If the time to build a very large index makes application startup prohibitively slow , using an external B+ tree for range index and an external , block based hash algorithm such as linear hashing or extendible hashing can be used, which would also give the advantage of persisting an index to permanent disc storage on the fly , whenever a memory cached block is written back to disc. By knowing that indexes are one of the physical mechanisms determining the time performance of the logical capability "SELECT ... WHERE ..", the database designer can :

  • optimize a query by making indexes available where needed, and checking what sort of query plan is being generated ( are joins using indexes when a large speedup is expected by doing so, instead of a sequential scan  ? )
  • attempt to influence the query planner by tweaking database features, or the SELECT statement itself,
  • be confident to be able dump data to a file, in say a DBF format, and program indexing features in order to extend an application,
  • and other cool stuff that might make a relational database designer feel good about his job.

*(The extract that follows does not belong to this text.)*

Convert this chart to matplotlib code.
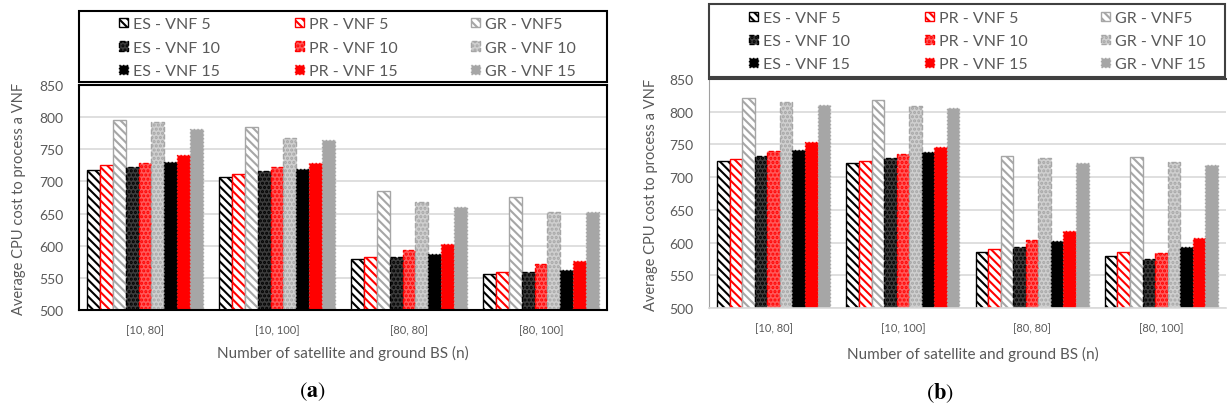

Although the heap organization seems logical, sometimes a choice is made to use the primary key as hashing material for a hash based organization of a file in blocks, and the use of a extendible hashing or linear hashing instead of a memory built hash table, is required, because that is how the records are organized, as entries in a block/ bucket of a on disc hash table. Extendible and linear hashing grow incrementally by blocks, so a "block heap" becomes the granularity of the heap append-to file area, instead of appending a new record to a "record heap" file area.

Extendible and linear hashing is described in the Data Structures wiki book, as well as B+ trees . A Java implementation for a memory caching file persisting linear hashing is also there, as well as 2 java and a C++ implementation of B+ trees, as well as a java implementation of a B Tree , which gives contrast to the practical design difference in B+ trees.